Newspaper published in Tonga

The Tonga Chronicle (Kalonikali Tonga) was a state-owned weekly newspaper in Tonga. It was established in 1964 and published both in English and Tongan until 2009, when it was sold to publisher Kalafi Moala. It ceased publication in 2011.

== History ==
The newspaper was established in 1964 by the government of Crown Prince Tupoutoʻa Tungī.

In March 2009, due to poor returns as a state-owned enterprise, the government of Tonga agreed to hand over management of the Tonga Chronicle to Kalafi Moala's Taimi Media Network, for a three-year period. The staff of the Times of Tonga newspaper moved in to share the state-owned building and assets of the Tonga Chronicle, which then began printing in English only, heavily reducing circulation and cutting staff numbers. The agreement between Moala and the government of Tonga was that he would operate the newspaper and turn it profitable, whilst utilizing the assets of the Chronicle for the publication of his own Tongan newspaper, Taimi ʻo Tonga. Two other government enterprises whose management was outsourced by the Tongan government in 2009, along with the Tonga Chronicle, were the Tonga National Cultural Centre, to Vavaʻu Member of Parliament ʻEtuate Lavulavu; and the Queen Sālote Memorial Hall, to Simote Poʻulivaʻati, former manager of the International Dateline Hotel.
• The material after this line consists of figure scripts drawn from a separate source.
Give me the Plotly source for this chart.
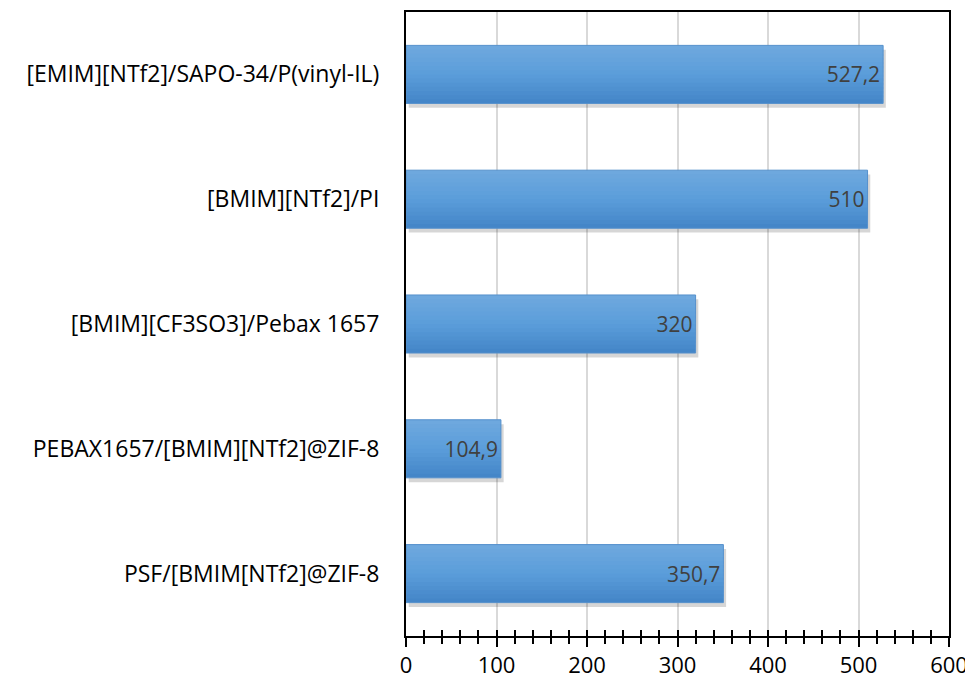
import plotly.graph_objects as go

categories = [
    "[EMIM][NTf2]/SAPO-34/P(vinyl-IL)",
    "[BMIM][NTf2]/PI",
    "[BMIM][CF3SO3]/Pebax 1657",
    "PEBAX1657/[BMIM][NTf2]@ZIF-8",
    "PSF/[BMIM[NTf2]@ZIF-8",
]
values = [527.2, 510, 320, 104.9, 350.7]
labels = [f"{v:g}".replace(".", ",") for v in values]
xticks = [0, 100, 200, 300, 400, 500, 600]

FONT = "Open Sans, Liberation Sans, Arial, sans-serif"
BW = 0.465
N_BANDS = 14
TOP_RGB = (110, 168, 222)
MID_RGB = (91, 157, 218)
BOT_RGB = (68, 134, 200)

def band_color(t):
    if t < 0.5:
        a, b, u = TOP_RGB, MID_RGB, t / 0.5
    else:
        a, b, u = MID_RGB, BOT_RGB, (t - 0.5) / 0.5
    return "rgb(%d,%d,%d)" % tuple(round(a[k] + (b[k] - a[k]) * u) for k in range(3))

fig = go.Figure()
# soft drop shadow
fig.add_trace(go.Bar(
    y=categories, x=values, orientation="h", base=3,
    width=BW, offset=-BW / 2 + 0.035,
    marker=dict(color="rgba(0,0,0,0.16)", line=dict(width=0)),
    hoverinfo="skip",
))
# vertical gradient fill, drawn as thin overlapping bands
bh = BW / N_BANDS
for i in range(N_BANDS):
    fig.add_trace(go.Bar(
        y=categories, x=values, orientation="h",
        width=bh * 1.6 if i < N_BANDS - 1 else bh, offset=-BW / 2 + i * bh,
        marker=dict(color=band_color(i / (N_BANDS - 1)), line=dict(width=0)),
        hoverinfo="skip",
    ))
# outline + labels
fig.add_trace(go.Bar(
    y=categories, x=values, orientation="h",
    width=BW, offset=-BW / 2,
    marker=dict(color="rgba(0,0,0,0)", line=dict(color="#5590CC", width=1)),
    text=labels, textposition="inside", insidetextanchor="end",
    textfont=dict(family=FONT, size=21, color="#404040"),
    hoverinfo="skip",
))
fig.add_trace(go.Scatter(x=[0, 600], y=[categories[0], categories[0]], xaxis="x2",
                         mode="markers", marker=dict(opacity=0), hoverinfo="skip",
                         showlegend=False))

fig.update_layout(
    width=965, height=671,
    margin=dict(l=398, r=24, t=4, b=43, autoexpand=False),
    paper_bgcolor="white", plot_bgcolor="white",
    showlegend=False, barmode="overlay",
    font=dict(family=FONT, size=22, color="black"),
    xaxis=dict(
        range=[0, 600], tickvals=xticks, automargin=False,
        showgrid=True, gridcolor="#D9D9D9", gridwidth=1.5,
        showline=True, linecolor="black", linewidth=2, mirror=True,
        ticks="outside", ticklen=9, tickwidth=1.5, tickcolor="black",
        minor=dict(dtick=20, ticks="outside", ticklen=6, tickwidth=1.5, tickcolor="black", showgrid=False),
        tickfont=dict(family=FONT, size=22, color="black"),
        ticklabelstandoff=0,
        zeroline=False, fixedrange=True,
    ),
    xaxis2=dict(
        range=[0, 600], overlaying="x", anchor="y", side="bottom", automargin=False,
        tickvals=xticks, showticklabels=False,
        ticks="inside", ticklen=6, tickwidth=1.5, tickcolor="black",
        minor=dict(dtick=20, ticks="inside", ticklen=6, tickwidth=1.5, tickcolor="black", showgrid=False),
        showgrid=False, showline=False, zeroline=False,
    ),
    yaxis=dict(
        autorange="reversed", automargin=False,
        showline=True, linecolor="black", linewidth=2, mirror=True,
        ticks="", showgrid=False,
        tickfont=dict(family=FONT, size=23, color="black"),
        ticklabelstandoff=20,
    ),
)

fig.write_html("out.html")
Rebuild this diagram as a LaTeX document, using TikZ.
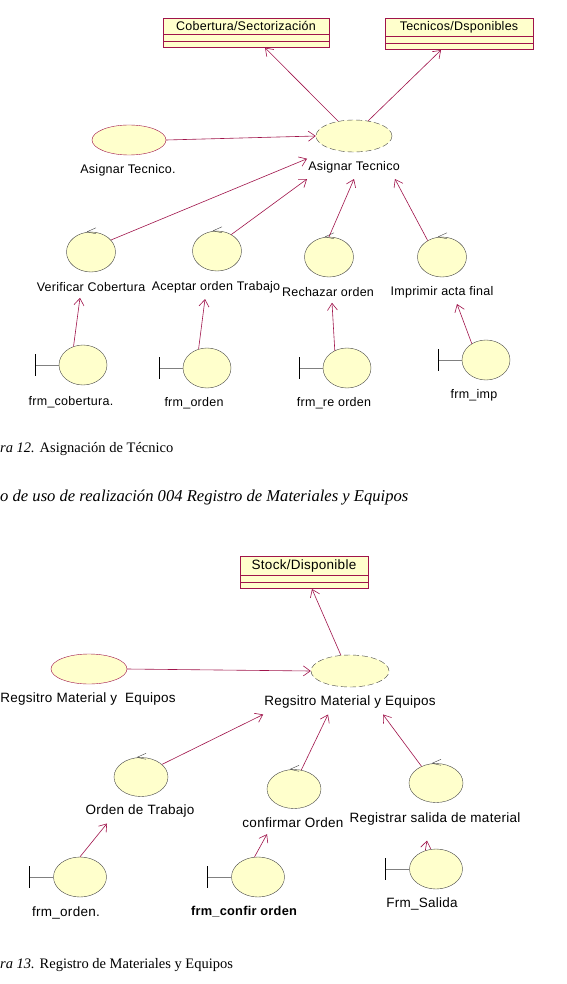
\documentclass[tikz,border=0pt]{standalone}
\usepackage{fontspec}
\setmainfont{Liberation Serif}
\newfontfamily\rosefont[LetterSpace=2]{Liberation Sans}
\usetikzlibrary{arrows.meta,shapes.geometric,shapes.multipart}
\definecolor{roseFill}{RGB}{255,255,204}
\definecolor{roseLine}{RGB}{160,20,75}
\definecolor{roseGray}{RGB}{70,70,70}
\tikzset{
  classbox/.style={rectangle split, rectangle split parts=3, draw=roseLine, fill=roseFill, line width=0.6pt, rectangle split empty part height=1pt, inner ysep=3pt, inner xsep=0pt, align=center, anchor=north},
  usecase/.style={ellipse, draw=roseLine, fill=roseFill, thin, inner sep=0pt},
  entity/.style={ellipse, draw=roseGray, dash pattern=on 6pt off 3pt, fill=roseFill, thin, inner sep=0pt},
  control/.style={ellipse, draw=roseGray, fill=roseFill, thin, inner sep=0pt},
  boundary/.style={ellipse, draw=roseGray, fill=roseFill, thin, inner sep=0pt},
  lbl/.style={inner xsep=1pt, inner ysep=6pt},
  link/.style={draw=roseLine, line width=0.6pt, -{Straight Barb[length=7pt,width=10pt]}},
  caption/.style={anchor=base west, inner sep=0pt, font=\fontsize{14.5}{17}\selectfont}
}

\begin{document}
\begin{tikzpicture}[x=1pt, y=1pt, font=\rosefont\fontsize{12.5}{14}\selectfont]
  \fill[white] (0,0) rectangle (566,-984);
  \useasboundingbox (0,0) rectangle (566,-984);

  % Asignacion de tecnico
  \node[classbox, text width=166pt] (cob) at (246,-18) {Cobertura/Sectorización\nodepart{two}\nodepart{three}};
  \node[classbox, text width=148pt] (tec) at (459,-18) {Tecnicos/Dsponibles\nodepart{two}\nodepart{three}};
  \node[usecase, minimum width=74pt, minimum height=30pt] (asigU) at (129,-140) {};
  \node[lbl] (asigUL) at (128,-170) {Asignar Tecnico.};
  \node[entity, minimum width=76pt, minimum height=32pt] (asig) at (354,-136) {};
  \node[lbl] (asigL) at (354,-167) {Asignar Tecnico};

  \node[control, minimum width=49pt, minimum height=40pt] (ver) at (91,-252) {};
  \node[lbl] (verL) at (91,-287) {Verificar Cobertura};
  \node[control, minimum width=49pt, minimum height=40pt] (acep) at (217,-251) {};
  \node[lbl] (acepL) at (216,-287) {Aceptar orden Trabajo};
  \node[control, minimum width=49pt, minimum height=40pt] (rech) at (329,-257) {};
  \node[lbl] (rechL) at (328,-292) {Rechazar orden};
  \node[control, minimum width=49pt, minimum height=40pt] (imp) at (442,-257) {};
  \node[lbl] (impL) at (442,-292) {Imprimir acta final};

  \node[boundary, minimum width=48pt, minimum height=40pt] (frmCob) at (83,-365) {};
  \node[lbl] (frmCobL) at (71,-402) {frm\_cobertura.};
  \node[boundary, minimum width=48pt, minimum height=40pt] (frmOrd) at (207,-368) {};
  \node[lbl] (frmOrdL) at (194,-403) {frm\_orden};
  \node[boundary, minimum width=48pt, minimum height=40pt] (frmRe) at (347,-368) {};
  \node[lbl] (frmReL) at (334,-403) {frm\_re orden};
  \node[boundary, minimum width=48pt, minimum height=40pt] (frmImp) at (486,-360) {};
  \node[lbl] (frmImpL) at (474,-395) {frm\_imp};

  \draw[link] (asig.137) -- ([xshift=19pt]cob.south);
  \draw[link] (asig.47) -- ([xshift=-18pt]tec.south);
  \draw[link] (asigU.east) -- (asig.west);
  \draw[link] (ver.31) -- (asigL.170);
  \draw[link] (acep.49) -- (asigL.south west);
  \draw[link] (rech.north) -- (asigL.south);
  \draw[link] (imp.131) -- ([xshift=-6pt]asigL.south east);
  \draw[link] (frmCob.117) -- ([xshift=-11pt]verL.south);
  \draw[link] (frmOrd.114) -- ([xshift=-11pt]acepL.south);
  \draw[link] (frmRe.125) -- ([xshift=4pt]rechL.south);
  \draw[link] (frmImp.131) -- ([xshift=15pt]impL.south);

  \node[caption] (cap12) at (0,-452) {\textit{ra 12.} Asignación de Técnico};
  \node[caption, font=\itshape\fontsize{16.6}{19}\selectfont] (head) at (0,-501) {o de uso de realización 004 Registro de Materiales y Equipos};

  % Registro de materiales y equipos
  \begin{scope}[font=\rosefont\fontsize{13.5}{16}\selectfont]
  \node[classbox, text width=128pt] (stock) at (304,-556) {Stock/Disponible\nodepart{two}\nodepart{three}};
  \node[usecase, minimum width=76pt, minimum height=30pt] (regU) at (89,-669) {};
  \node[lbl] (regUL) at (88,-699) {Regsitro Material y~ Equipos};
  \node[entity, minimum width=78pt, minimum height=32pt] (reg) at (350,-671) {};
  \node[lbl] (regL) at (350,-702) {Regsitro Material y Equipos};

  \node[control, minimum width=54pt, minimum height=39pt] (ordT) at (141,-777) {};
  \node[lbl] (ordTL) at (140,-811) {Orden de Trabajo};
  \node[control, minimum width=54pt, minimum height=39pt] (confO) at (294,-789) {};
  \node[lbl] (confOL) at (293,-823) {confirmar Orden};
  \node[control, minimum width=54pt, minimum height=39pt] (regS) at (436,-783) {};
  \node[lbl] (regSL) at (435,-819) {Registrar salida de material};

  \node[boundary, minimum width=53pt, minimum height=40pt] (frmOrdB) at (80,-877) {};
  \node[lbl] (frmOrdBL) at (66,-913) {frm\_orden.};
  \node[boundary, minimum width=53pt, minimum height=40pt] (frmConf) at (258,-877) {};
  \node[lbl, font=\rosefont\bfseries\fontsize{12.8}{15}\selectfont] (frmConfL) at (244,-912) {frm\_confir orden};
  \node[boundary, minimum width=53pt, minimum height=40pt] (frmSal) at (436,-869) {};
  \node[lbl] (frmSalL) at (422,-904) {Frm\_Salida};
  \end{scope}

  \draw[link] (reg.120) -- ([xshift=8pt]stock.south);
  \draw[link] (regU.east) -- (reg.west);
  \draw[link] (ordT.31) -- (regL.south west);
  \draw[link] (confO.69) -- ([xshift=-22pt]regL.south);
  \draw[link] (regS.131) -- ([xshift=33pt]regL.south);
  \draw[link] (frmOrdB.north) -- ([xshift=-33pt]ordTL.south);
  \draw[link] (frmConf.100) -- ([xshift=-26pt]confOL.south);
  \draw[link] (frmSal.120) -- ([xshift=-8pt,yshift=-9pt]regSL.south);

  \node[caption] (cap13) at (0,-968) {\textit{ra 13.} Registro de Materiales y Equipos};

  % control and boundary marks
  \foreach \c in {ver,acep,rech,imp,ordT,confO,regS}
    \draw[roseGray] ([xshift=-4pt]\c.north) -- ++(9pt,4pt) ([xshift=-4pt]\c.north) -- ++(9pt,-2pt);
  \foreach \b in {frmCob,frmOrd,frmRe,frmImp,frmOrdB,frmConf,frmSal} {
    \draw[gray] (\b.west) -- ++(-24pt,0);
    \draw[black, semithick] ([xshift=-24pt,yshift=11pt]\b.west) -- ++(0,-22pt);
  }
\end{tikzpicture}
\end{document}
There had been problems in the operation of the paper, which was occasionally withdrawn to publish fortnightly, monthly and ceased publication for periods. In May 2011, Moala took the decision to cease publication of the paper indefinitely. On 20 March 2012, as the management contract ended, "the Tonga Chronicle and its assets [were] returned to the government".

At the time of its dissolution, the managing editor was former editor of the Taimi ʻo Tonga, Fakaʻosi Maama. Previous editors of the newspaper included Paua Manuʻatu (Tuʻisoso), Pilimisolo Tamoʻua, Muhammad Ali Afu and Mateaki Heimuli, then outsourced to Taimi Media Network and editors Kalafi Moala, Josephine Latu-Sanft and Tevita Motulalo. Articles of the newspaper were also published on the Taimi ʻo Tonga alternate website.